→ **WORK TO DO**: Quote the listing below in its entirety, omitting every image.

→ **SUPPLIED DATA**:
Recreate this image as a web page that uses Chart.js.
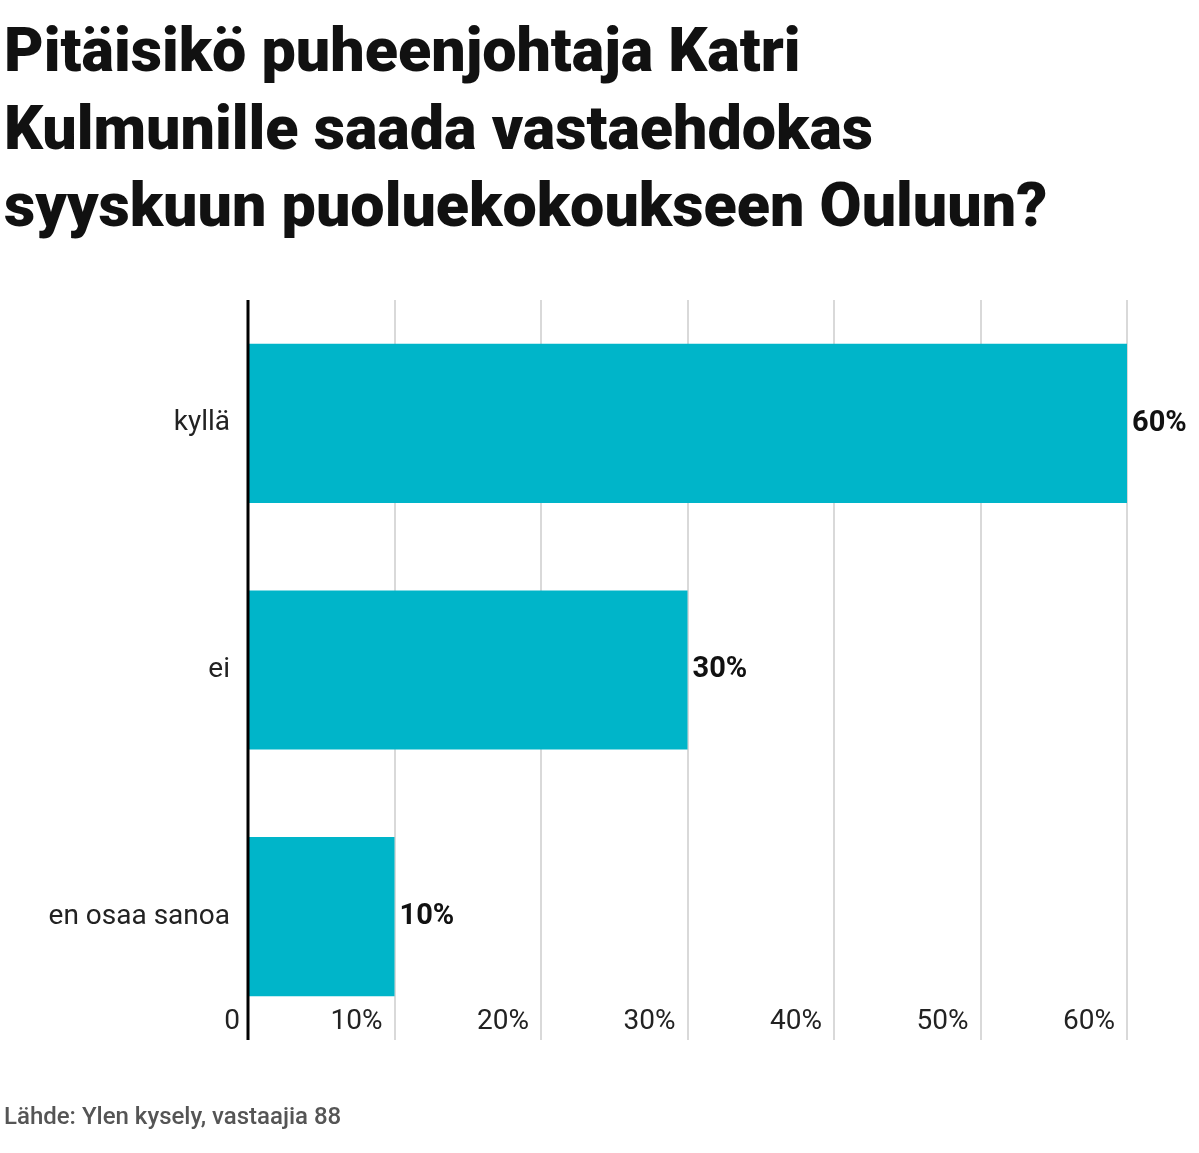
<!DOCTYPE html>
<html><head><meta charset="utf-8">
<script src="https://cdn.jsdelivr.net/npm/chart.js@4"></script>
<style>
html,body{margin:0;padding:0;background:#fff;width:1199px;height:1153px;overflow:hidden;font-family:Roboto,sans-serif}
#t{position:absolute;left:4px;top:12px;font-weight:900;font-size:61px;line-height:77.5px;color:#111;margin:0;white-space:nowrap}
#s{position:absolute;left:4px;top:1102px;font-size:24px;font-weight:500;color:#555}
#w{position:absolute;left:0;top:0;width:1199px;height:1153px}
</style></head><body>
<div id="w"><canvas id="c" width="1199" height="1153"></canvas></div>
<h1 id="t">Pitäisikö puheenjohtaja Katri<br>Kulmunille saada vastaehdokas<br>syyskuun puoluekokoukseen Ouluun?</h1>
<div id="s">Lähde: Ylen kysely, vastaajia 88</div>
<script>
const categories=["kyllä","ei","en osaa sanoa"];
const values=[60,30,10];
const tickValues=[0,10,20,30,40,50,60];
const tickLabels=["0","10%","20%","30%","40%","50%","60%"];
const plug={id:'p',afterDatasetsDraw(ch){
 const c=ch.ctx,x=ch.scales.x,a=ch.chartArea;
 c.save();c.font='28px Roboto';c.fillStyle='#222';c.textAlign='right';c.textBaseline='middle';
 tickValues.forEach((v,i)=>{c.fillText(tickLabels[i],x.getPixelForValue(v)-(i?12:8),a.bottom-18);});
 c.font='bold 29px Roboto';c.fillStyle='#111';c.textAlign='left';
 const m=ch.getDatasetMeta(0);
 m.data.forEach((b,i)=>c.fillText(values[i]+'%',b.x+5,b.y));
 c.strokeStyle='#000';c.lineWidth=3;c.beginPath();c.moveTo(a.left,a.top);c.lineTo(a.left,a.bottom);c.stroke();
 c.restore();}};
new Chart(document.getElementById('c'),{type:'bar',
data:{labels:categories,datasets:[{data:values,backgroundColor:'#00b5c9',barPercentage:0.645,categoryPercentage:1}]},
options:{indexAxis:'y',responsive:false,animation:false,
layout:{padding:{left:0,right:72,top:300,bottom:113}},
plugins:{legend:{display:false},tooltip:{enabled:false}},
scales:{x:{min:0,max:60,ticks:{display:false,stepSize:10},grid:{color:'#d9d9d9',lineWidth:2,drawTicks:false},border:{display:false}},
y:{afterFit(s){s.width=248;},ticks:{color:'#222',font:{size:28,family:'Roboto'},padding:10},grid:{display:false},border:{display:false}}}},
plugins:[plug]});
</script></body></html>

→ **TASK RESULT**:
Recreate this image as a web page that uses Chart.js.
<!DOCTYPE html>
<html><head><meta charset="utf-8">
<script src="https://cdn.jsdelivr.net/npm/chart.js@4"></script>
<style>
html,body{margin:0;padding:0;background:#fff;width:1199px;height:1153px;overflow:hidden;font-family:Roboto,sans-serif}
#t{position:absolute;left:4px;top:12px;font-weight:900;font-size:61px;line-height:77.5px;color:#111;margin:0;white-space:nowrap}
#s{position:absolute;left:4px;top:1102px;font-size:24px;font-weight:500;color:#555}
#w{position:absolute;left:0;top:0;width:1199px;height:1153px}
</style></head><body>
<div id="w"><canvas id="c" width="1199" height="1153"></canvas></div>
<h1 id="t">Pitäisikö puheenjohtaja Katri<br>Kulmunille saada vastaehdokas<br>syyskuun puoluekokoukseen Ouluun?</h1>
<div id="s">Lähde: Ylen kysely, vastaajia 88</div>
<script>
const categories=["kyllä","ei","en osaa sanoa"];
const values=[60,30,10];
const tickValues=[0,10,20,30,40,50,60];
const tickLabels=["0","10%","20%","30%","40%","50%","60%"];
const plug={id:'p',afterDatasetsDraw(ch){
 const c=ch.ctx,x=ch.scales.x,a=ch.chartArea;
 c.save();c.font='28px Roboto';c.fillStyle='#222';c.textAlign='right';c.textBaseline='middle';
 tickValues.forEach((v,i)=>{c.fillText(tickLabels[i],x.getPixelForValue(v)-(i?12:8),a.bottom-18);});
 c.font='bold 29px Roboto';c.fillStyle='#111';c.textAlign='left';
 const m=ch.getDatasetMeta(0);
 m.data.forEach((b,i)=>c.fillText(values[i]+'%',b.x+5,b.y));
 c.strokeStyle='#000';c.lineWidth=3;c.beginPath();c.moveTo(a.left,a.top);c.lineTo(a.left,a.bottom);c.stroke();
 c.restore();}};
new Chart(document.getElementById('c'),{type:'bar',
data:{labels:categories,datasets:[{data:values,backgroundColor:'#00b5c9',barPercentage:0.645,categoryPercentage:1}]},
options:{indexAxis:'y',responsive:false,animation:false,
layout:{padding:{left:0,right:72,top:300,bottom:113}},
plugins:{legend:{display:false},tooltip:{enabled:false}},
scales:{x:{min:0,max:60,ticks:{display:false,stepSize:10},grid:{color:'#d9d9d9',lineWidth:2,drawTicks:false},border:{display:false}},
y:{afterFit(s){s.width=248;},ticks:{color:'#222',font:{size:28,family:'Roboto'},padding:10},grid:{display:false},border:{display:false}}}},
plugins:[plug]});
</script></body></html>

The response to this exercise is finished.